A positive statement more readily accesses an existing attitude than a negative statement, so your ‘mere’ question will get more of a response. ‘Positive’ usually translates as aspirational – like ownership of a new car (‘Are you going to buy a new car?’). But positive aspiration is a little tricky to elicit for products or services that require an obvious side- or down-shift – the products and services that are seen as negative.

A positive or neutral statement seems to work best when asked ‘with the grain’ to keep mental calculations and translations uncomplicated. For instance, don’t ask how many times do you put the bins out per month? if the ‘with the grain’ answer is once every fortnight. Don’t ask how many times per month do you have a haircut? when the ‘with the grain’ question is how many weeks do you wait before you next visit? In short, don’t put any unnecessary calculations in there.

A negative statement, like can you see yourself not eating sugary foods?, seems to have two characteristics: our ‘imagined state’ is poorly constructed because it requires a greater load on working memory than imagining positive or alternative scenes; that which we manage to construct in our ‘imagined state’ frequently goes AWOL. Information about ‘not doing’ something seems to be treated as casually as a trivial Post-It note. Behaviour is rarely changed.

An ‘avoidance’ construction can help in this case: ‘What is the likelihood you’ll avoid X?’ It seems much easier for us to imagine ourselves performing the necessary actions to avoid something rather than the negative construct of not doing something.

But, however constructed, we tend to want the shortest route, so we ignore the negative ‘imagined state’ and grab for positive, or, failing that, avoidance. In this sense our imagination is like a river trying to find the shortest path to lower ground, where the shortest path is a positive construct. The only exception is if the ‘shortest path’ is a negative statement that chimes with an existing negative attitude (a socially undesirable behaviour – such as murder), because it acts much like a positive statement in the sense that ‘not doing it’ is good in a socially acceptable way.
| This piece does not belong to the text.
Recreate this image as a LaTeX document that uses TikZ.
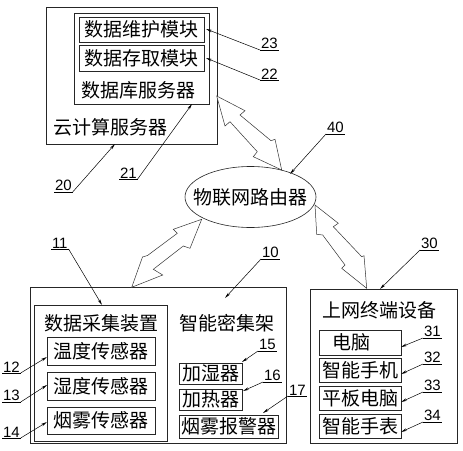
\documentclass[tikz,border=0pt]{standalone}
\usepackage{fontspec}
\newfontfamily\cjk{Noto Sans CJK SC}
\newfontfamily\numf{Liberation Sans}
\usetikzlibrary{arrows.meta,shapes.geometric}
\begin{document}
\begin{tikzpicture}[x=1pt,y=-1pt,
 box/.style={draw=black!85, line width=0.6pt, inner sep=0pt, outer sep=0pt, font=\cjk\fontsize{19}{19}\selectfont},
 txt/.style={font=\cjk\fontsize{19}{19}\selectfont, inner sep=0pt},
 lbl/.style={font=\numf\fontsize{15}{15}\selectfont, inner sep=1pt, outer sep=0pt, anchor=south west},
 uline/.style={line width=0.5pt},
 lead/.style={line width=0.5pt, -{Stealth[length=6pt,width=2.6pt]}},
 bolt/.style={draw=black!80, line width=0.5pt, line join=miter, fill=white},
]
\useasboundingbox (0,0) rectangle (463,450);
\fill[white] (0,0) rectangle (463,450);

% cloud server
\node[box, minimum width=171pt, minimum height=137pt] (cloud) at (131.5,75.5) {};
\node[box, minimum width=135pt, minimum height=91pt] (db) at (141.5,58.5) {};
\node[box, minimum width=125pt, minimum height=25pt] (m1) at (141.5,29.5) {数据维护模块};
\node[box, minimum width=125pt, minimum height=26pt] (m2) at (141.5,58) {数据存取模块};
\node[txt] (dbt) at (138,90) {数据库服务器};
\node[txt] (cloudt) at (110,127) {云计算服务器};

% router
\node[draw=black!85, line width=0.6pt, ellipse, minimum width=131pt, minimum height=61pt, inner sep=0pt] (router) at (250.5,197) {};
\node[txt] (routert) at (250,197) {物联网路由器};

% intelligent rack
\node[box, minimum width=256pt, minimum height=156pt] (rack) at (158,365) {};
\node[box, minimum width=133pt, minimum height=136pt] (daq) at (100.5,373) {};
\node[txt] (daqt) at (101,323) {数据采集装置};
\node[txt] (rackt) at (226.5,323) {智能密集架};
\node[box, minimum width=108pt, minimum height=28pt] (s1) at (101,351) {温度传感器};
\node[box, minimum width=108pt, minimum height=28pt] (s2) at (101,386) {湿度传感器};
\node[box, minimum width=108pt, minimum height=27pt] (s3) at (101,420.5) {烟雾传感器};
\node[box, minimum width=63pt, minimum height=21pt] (hum) at (210.5,373.5) {加湿器};
\node[box, minimum width=63pt, minimum height=21pt] (heat) at (210.5,399.5) {加热器};
\node[box, minimum width=99pt, minimum height=23pt] (alarm) at (228.5,426.5) {烟雾报警器};

% terminal devices
\node[box, minimum width=147pt, minimum height=154pt] (term) at (383.5,366) {};
\node[txt] (termt) at (379.5,310) {上网终端设备};
\node[box, minimum width=82pt, minimum height=25pt] (pc) at (360,342.5) {};
\node[txt] (pct) at (351,342.5) {电脑};
\node[box, minimum width=82pt, minimum height=24pt] (phone) at (360,370) {智能手机};
\node[box, minimum width=82pt, minimum height=24pt] (tablet) at (360,398) {平板电脑};
\node[box, minimum width=82pt, minimum height=24pt] (watch) at (360,426) {智能手表};

% lightning double arrows
\draw[bolt] (216.7,96) -- (245,110.7) -- (240,115) -- (271,140.7) -- (275,139.3) -- (281.7,170)
  -- (253.3,156.7) -- (257.3,151.7) -- (230,121.7) -- (225,126) -- cycle;
\draw[bolt] (315,205) -- (338.3,223.3) -- (333.3,226.7) -- (361.7,256.7) -- (364,255.7) -- (366.7,288.3)
  -- (341.7,268.3) -- (345,265) -- (322.7,235) -- (316.7,234.3) -- cycle;
\draw[bolt] (201.7,219.3) -- (173.3,229.3) -- (177.3,233.3) -- (147.5,255.5) -- (142.5,257) -- (131.7,287.3)
  -- (162.7,275) -- (153.3,269.3) -- (183.3,246) -- (190,248.3) -- cycle;

% reference numerals
\coordinate (t23) at (206,29);
\coordinate (t22) at (206,58);
\coordinate (t21) at (192,104);
\coordinate (t20) at (115,144);
\coordinate (t40) at (290,174);
\coordinate (t30) at (380,289);
\coordinate (t11) at (102,305);
\coordinate (t10) at (225,298);
\coordinate (t12) at (47,357);
\coordinate (t13) at (47,385);
\coordinate (t14) at (47,422);
\coordinate (t15) at (242,362);
\coordinate (t16) at (243,391);
\coordinate (t17) at (263,413);
\coordinate (t31) at (401,347);
\coordinate (t32) at (401,374);
\coordinate (t33) at (401,402);
\coordinate (t34) at (401,432);

\node[lbl] (n23) at (260,50) {23};
\node[lbl] (n22) at (260,80) {22};
\node[lbl] (n21) at (119,179) {21};
\node[lbl] (n20) at (54,192) {20};
\node[lbl] (n40) at (326,134) {40};
\node[lbl] (n30) at (420,250) {30};
\node[lbl] (n11) at (51,249) {11};
\node[lbl] (n10) at (261,259) {10};
\node[lbl] (n12) at (2,373) {12};
\node[lbl] (n13) at (2,402) {13};
\node[lbl] (n14) at (2,438) {14};
\node[lbl] (n15) at (258,351) {15};
\node[lbl] (n16) at (263,382) {16};
\node[lbl] (n17) at (288,396) {17};
\node[lbl] (n31) at (423,338) {31};
\node[lbl] (n32) at (423,364) {32};
\node[lbl] (n33) at (423,392) {33};
\node[lbl] (n34) at (423,422) {34};

\foreach \n in {23,22,21,20,40,30,11,10,12,13,14,15,16,17,31,32,33,34}
  \draw[uline] (n\n.south west) -- (n\n.south east);

\foreach \n in {23,22,40,30,10,15,16,17,31,32,33,34}
  \draw[lead] (n\n.south west) -- (t\n);
\foreach \n in {21,20,11,12,13,14}
  \draw[lead] (n\n.south east) -- (t\n);
\end{tikzpicture}
\end{document}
Both avoidance and positive questions are more palatable and memorable. They do more than prime behaviour – they create an implementation imprint that endures after the question that affects our evaluation and subsequent behaviour.•

‘Simply asking’ is one of the most inexpensive ways of communicating, and it seems the Mere Measurement effect is anything but ‘mere’.

You weren’t aware? All you had to do was ask.